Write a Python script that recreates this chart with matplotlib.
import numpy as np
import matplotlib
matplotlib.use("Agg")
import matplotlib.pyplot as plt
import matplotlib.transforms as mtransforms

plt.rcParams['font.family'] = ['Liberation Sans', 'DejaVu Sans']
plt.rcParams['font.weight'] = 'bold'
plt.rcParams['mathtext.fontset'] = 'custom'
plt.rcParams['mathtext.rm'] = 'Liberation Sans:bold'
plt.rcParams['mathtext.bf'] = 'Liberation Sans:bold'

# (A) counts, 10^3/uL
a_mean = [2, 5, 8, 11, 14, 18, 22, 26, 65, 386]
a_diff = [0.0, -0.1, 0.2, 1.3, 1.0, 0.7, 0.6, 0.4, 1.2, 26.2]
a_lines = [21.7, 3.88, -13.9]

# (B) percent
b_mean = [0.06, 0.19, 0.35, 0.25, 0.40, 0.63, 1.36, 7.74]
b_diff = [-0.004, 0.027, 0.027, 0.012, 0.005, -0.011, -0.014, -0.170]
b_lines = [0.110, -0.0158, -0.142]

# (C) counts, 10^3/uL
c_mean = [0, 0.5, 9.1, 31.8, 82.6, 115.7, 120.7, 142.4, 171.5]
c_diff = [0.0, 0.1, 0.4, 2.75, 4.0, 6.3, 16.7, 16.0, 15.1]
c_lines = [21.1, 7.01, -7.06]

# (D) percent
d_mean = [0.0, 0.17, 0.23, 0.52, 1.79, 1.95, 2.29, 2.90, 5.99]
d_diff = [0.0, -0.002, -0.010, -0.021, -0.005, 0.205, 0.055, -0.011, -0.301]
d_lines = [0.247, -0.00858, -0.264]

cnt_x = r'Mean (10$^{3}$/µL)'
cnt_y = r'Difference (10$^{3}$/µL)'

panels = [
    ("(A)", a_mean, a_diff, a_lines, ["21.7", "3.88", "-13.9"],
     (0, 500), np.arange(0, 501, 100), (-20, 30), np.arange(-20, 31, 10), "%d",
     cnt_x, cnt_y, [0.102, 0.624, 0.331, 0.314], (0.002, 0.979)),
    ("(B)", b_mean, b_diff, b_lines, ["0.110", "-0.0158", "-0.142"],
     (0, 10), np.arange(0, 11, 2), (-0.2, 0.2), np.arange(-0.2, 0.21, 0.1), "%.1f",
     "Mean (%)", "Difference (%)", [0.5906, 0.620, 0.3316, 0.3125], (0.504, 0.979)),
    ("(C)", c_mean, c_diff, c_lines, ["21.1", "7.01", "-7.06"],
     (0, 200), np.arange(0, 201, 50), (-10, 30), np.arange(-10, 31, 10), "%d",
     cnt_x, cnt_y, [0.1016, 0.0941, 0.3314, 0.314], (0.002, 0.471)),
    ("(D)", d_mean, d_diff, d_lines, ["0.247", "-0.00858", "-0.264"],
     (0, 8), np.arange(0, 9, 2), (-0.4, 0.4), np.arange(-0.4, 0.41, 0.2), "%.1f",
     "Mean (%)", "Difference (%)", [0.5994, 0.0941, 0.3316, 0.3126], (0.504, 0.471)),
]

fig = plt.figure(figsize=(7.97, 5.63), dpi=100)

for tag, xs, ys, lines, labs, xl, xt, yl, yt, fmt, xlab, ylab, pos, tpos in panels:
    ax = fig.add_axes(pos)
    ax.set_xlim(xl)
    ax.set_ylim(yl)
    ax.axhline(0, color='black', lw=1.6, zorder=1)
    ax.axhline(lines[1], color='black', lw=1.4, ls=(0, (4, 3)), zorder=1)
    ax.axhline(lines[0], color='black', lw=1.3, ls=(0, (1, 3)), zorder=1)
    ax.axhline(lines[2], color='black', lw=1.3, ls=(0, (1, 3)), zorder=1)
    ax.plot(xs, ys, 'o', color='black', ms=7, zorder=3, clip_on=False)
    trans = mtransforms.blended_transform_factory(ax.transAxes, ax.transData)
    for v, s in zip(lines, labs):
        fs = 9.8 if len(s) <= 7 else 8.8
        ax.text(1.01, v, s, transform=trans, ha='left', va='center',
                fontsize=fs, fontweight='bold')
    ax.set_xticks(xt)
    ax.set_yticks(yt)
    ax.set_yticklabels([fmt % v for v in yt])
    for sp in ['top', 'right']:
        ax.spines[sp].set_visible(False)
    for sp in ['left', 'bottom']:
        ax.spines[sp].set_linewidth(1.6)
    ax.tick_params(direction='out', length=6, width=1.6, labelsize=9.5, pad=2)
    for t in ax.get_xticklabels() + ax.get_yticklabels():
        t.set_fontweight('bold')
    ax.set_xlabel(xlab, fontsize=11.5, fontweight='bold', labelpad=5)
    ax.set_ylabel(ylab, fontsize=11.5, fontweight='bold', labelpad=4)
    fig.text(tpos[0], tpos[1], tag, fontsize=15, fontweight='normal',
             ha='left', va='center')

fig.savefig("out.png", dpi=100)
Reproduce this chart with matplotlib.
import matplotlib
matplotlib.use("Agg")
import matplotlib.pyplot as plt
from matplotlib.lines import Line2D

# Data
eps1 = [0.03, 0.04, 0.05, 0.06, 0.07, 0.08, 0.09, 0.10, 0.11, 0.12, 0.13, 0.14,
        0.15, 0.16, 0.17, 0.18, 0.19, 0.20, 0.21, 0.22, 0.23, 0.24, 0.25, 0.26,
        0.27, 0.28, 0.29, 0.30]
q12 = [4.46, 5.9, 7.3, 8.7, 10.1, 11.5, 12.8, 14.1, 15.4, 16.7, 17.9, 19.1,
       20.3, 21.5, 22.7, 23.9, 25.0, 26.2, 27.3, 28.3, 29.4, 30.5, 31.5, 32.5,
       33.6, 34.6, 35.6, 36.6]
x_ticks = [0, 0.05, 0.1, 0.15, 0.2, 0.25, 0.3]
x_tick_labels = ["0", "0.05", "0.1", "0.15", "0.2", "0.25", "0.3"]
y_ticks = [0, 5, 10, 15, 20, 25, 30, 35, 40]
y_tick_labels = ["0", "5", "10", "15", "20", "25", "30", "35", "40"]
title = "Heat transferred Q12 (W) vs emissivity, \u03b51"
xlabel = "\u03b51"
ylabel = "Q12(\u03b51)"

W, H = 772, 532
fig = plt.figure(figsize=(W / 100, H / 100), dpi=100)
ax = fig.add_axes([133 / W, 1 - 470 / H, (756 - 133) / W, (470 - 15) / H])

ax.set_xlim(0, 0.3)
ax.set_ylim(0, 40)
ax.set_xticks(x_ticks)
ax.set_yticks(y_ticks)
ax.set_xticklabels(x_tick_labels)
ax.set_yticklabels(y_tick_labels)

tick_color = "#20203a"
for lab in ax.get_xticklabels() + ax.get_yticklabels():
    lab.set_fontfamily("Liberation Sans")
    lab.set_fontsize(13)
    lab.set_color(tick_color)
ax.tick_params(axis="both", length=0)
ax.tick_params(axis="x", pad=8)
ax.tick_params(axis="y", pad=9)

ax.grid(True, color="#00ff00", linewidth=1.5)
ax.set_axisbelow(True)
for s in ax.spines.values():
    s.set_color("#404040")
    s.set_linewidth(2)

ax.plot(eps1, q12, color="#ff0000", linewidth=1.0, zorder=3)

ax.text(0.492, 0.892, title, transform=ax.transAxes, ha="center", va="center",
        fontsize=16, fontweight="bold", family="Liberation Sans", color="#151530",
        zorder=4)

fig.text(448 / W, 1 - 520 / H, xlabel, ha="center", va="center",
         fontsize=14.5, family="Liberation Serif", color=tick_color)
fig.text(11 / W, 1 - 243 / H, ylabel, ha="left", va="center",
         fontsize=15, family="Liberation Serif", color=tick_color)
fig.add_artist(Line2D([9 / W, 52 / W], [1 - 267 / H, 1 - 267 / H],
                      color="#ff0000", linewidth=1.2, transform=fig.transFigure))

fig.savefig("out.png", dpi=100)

◆ ◆ ◆

▸ DIRECTIVE
Return exactly what appears above, from the first line of the entries to the line with "c_lines = [21.1, 7.01, -7.06]", inclusive.

▸ RESPONSE
Write a Python script that recreates this chart with matplotlib.
import numpy as np
import matplotlib
matplotlib.use("Agg")
import matplotlib.pyplot as plt
import matplotlib.transforms as mtransforms

plt.rcParams['font.family'] = ['Liberation Sans', 'DejaVu Sans']
plt.rcParams['font.weight'] = 'bold'
plt.rcParams['mathtext.fontset'] = 'custom'
plt.rcParams['mathtext.rm'] = 'Liberation Sans:bold'
plt.rcParams['mathtext.bf'] = 'Liberation Sans:bold'

# (A) counts, 10^3/uL
a_mean = [2, 5, 8, 11, 14, 18, 22, 26, 65, 386]
a_diff = [0.0, -0.1, 0.2, 1.3, 1.0, 0.7, 0.6, 0.4, 1.2, 26.2]
a_lines = [21.7, 3.88, -13.9]

# (B) percent
b_mean = [0.06, 0.19, 0.35, 0.25, 0.40, 0.63, 1.36, 7.74]
b_diff = [-0.004, 0.027, 0.027, 0.012, 0.005, -0.011, -0.014, -0.170]
b_lines = [0.110, -0.0158, -0.142]

# (C) counts, 10^3/uL
c_mean = [0, 0.5, 9.1, 31.8, 82.6, 115.7, 120.7, 142.4, 171.5]
c_diff = [0.0, 0.1, 0.4, 2.75, 4.0, 6.3, 16.7, 16.0, 15.1]
c_lines = [21.1, 7.01, -7.06]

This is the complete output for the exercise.